(EXERCISE DETAILS): Omit images. Retype all entries verbatim.

>> Begin

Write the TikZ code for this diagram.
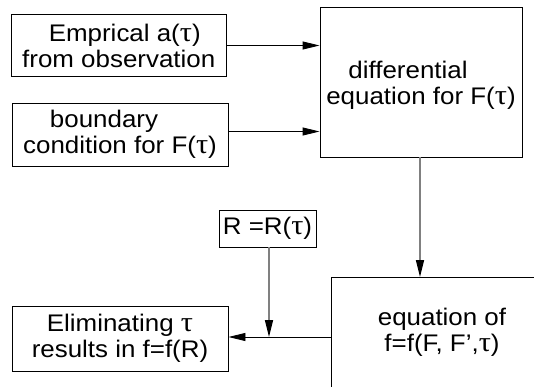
\documentclass[tikz,border=0pt]{standalone}
\usepackage{fontspec}
\setmainfont{Liberation Sans}[FakeStretch=1.08]
\newfontfamily\grk{Liberation Serif}[FakeStretch=1.08]
\newcommand{\tu}{{\grk\fontsize{28}{26}\selectfont τ}}
\usetikzlibrary{arrows.meta}
\begin{document}
\begin{tikzpicture}[x=1pt,y=-1pt,
  txt/.style={inner sep=0pt, align=center, font=\fontsize{24}{26}\selectfont},
  box/.style={txt, draw=black, line width=0.9pt},
  frame/.style={draw=black, line width=0.9pt, inner sep=0pt},
  arr/.style={draw=black, line width=0.9pt, -{Triangle[length=17pt,width=8pt]}},
  garr/.style={draw=gray, line width=1.4pt, -{Triangle[length=17pt,width=8pt,color=black]}}]
\useasboundingbox (0,0) rectangle (534,387);
\clip (0,0) rectangle (534,387);
% boxes
\node[box, minimum width=214.5pt, minimum height=62pt] (emp) at (118.75,45.5)
  {\hspace*{12pt}Emprical a(\tu)\\from observation};
\node[box, minimum width=216pt, minimum height=63pt] (bnd) at (120,134.5)
  {boundary\hspace*{32pt}\\condition for F(\tu)};
\node[frame, minimum width=202pt, minimum height=150pt] (dif) at (421,82) {};
\node[txt] (dift) at (421,85) {differential\hspace*{26pt}\\equation for F(\tu)};
\node[box, minimum width=97pt, minimum height=37pt] (rr) at (267.5,228.5)
  {R =R(\tu)};
\node[box, minimum width=216pt, minimum height=65pt] (elim) at (120,338.5)
  {Eliminating \tu\\results in f=f(R)};
\node[frame, anchor=north west, minimum width=260pt, minimum height=150pt] (eq) at (331,277) {};
\node[txt] (eqt) at (442,332) {equation of\\f=f(F, F',\tu)};
% connectors
\draw[arr] (emp.east) -- (emp.east -| dif.west);
\draw[arr] ([yshift=3pt]bnd.east) -- ([yshift=3pt]bnd.east -| dif.west);
\draw[garr] ([xshift=-1pt]dif.south) -- ([xshift=-1pt]dif.south |- eq.north);
\draw[arr] (eq.north west |- 0,337) -- (elim.east |- 0,337);
\draw[garr] ([xshift=1.5pt]rr.south) -- ([xshift=1.5pt]rr.south |- 0,337);
\end{tikzpicture}
\end{document}
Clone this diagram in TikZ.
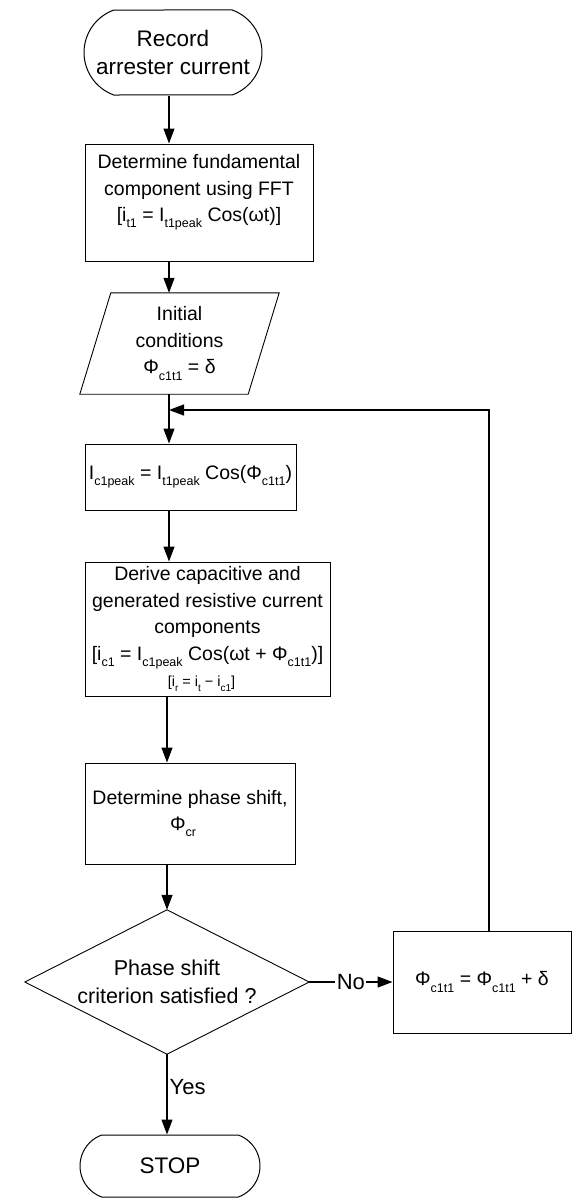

>> End

(RESULT):
Write the TikZ code for this diagram.
\documentclass[tikz,border=0pt]{standalone}
\usepackage{fontspec}
\setmainfont{Liberation Sans}[FakeStretch=1.08]
\newfontfamily\grk{Liberation Serif}[FakeStretch=1.08]
\newcommand{\tu}{{\grk\fontsize{28}{26}\selectfont τ}}
\usetikzlibrary{arrows.meta}
\begin{document}
\begin{tikzpicture}[x=1pt,y=-1pt,
  txt/.style={inner sep=0pt, align=center, font=\fontsize{24}{26}\selectfont},
  box/.style={txt, draw=black, line width=0.9pt},
  frame/.style={draw=black, line width=0.9pt, inner sep=0pt},
  arr/.style={draw=black, line width=0.9pt, -{Triangle[length=17pt,width=8pt]}},
  garr/.style={draw=gray, line width=1.4pt, -{Triangle[length=17pt,width=8pt,color=black]}}]
\useasboundingbox (0,0) rectangle (534,387);
\clip (0,0) rectangle (534,387);
% boxes
\node[box, minimum width=214.5pt, minimum height=62pt] (emp) at (118.75,45.5)
  {\hspace*{12pt}Emprical a(\tu)\\from observation};
\node[box, minimum width=216pt, minimum height=63pt] (bnd) at (120,134.5)
  {boundary\hspace*{32pt}\\condition for F(\tu)};
\node[frame, minimum width=202pt, minimum height=150pt] (dif) at (421,82) {};
\node[txt] (dift) at (421,85) {differential\hspace*{26pt}\\equation for F(\tu)};
\node[box, minimum width=97pt, minimum height=37pt] (rr) at (267.5,228.5)
  {R =R(\tu)};
\node[box, minimum width=216pt, minimum height=65pt] (elim) at (120,338.5)
  {Eliminating \tu\\results in f=f(R)};
\node[frame, anchor=north west, minimum width=260pt, minimum height=150pt] (eq) at (331,277) {};
\node[txt] (eqt) at (442,332) {equation of\\f=f(F, F',\tu)};
% connectors
\draw[arr] (emp.east) -- (emp.east -| dif.west);
\draw[arr] ([yshift=3pt]bnd.east) -- ([yshift=3pt]bnd.east -| dif.west);
\draw[garr] ([xshift=-1pt]dif.south) -- ([xshift=-1pt]dif.south |- eq.north);
\draw[arr] (eq.north west |- 0,337) -- (elim.east |- 0,337);
\draw[garr] ([xshift=1.5pt]rr.south) -- ([xshift=1.5pt]rr.south |- 0,337);
\end{tikzpicture}
\end{document}
Clone this diagram in TikZ.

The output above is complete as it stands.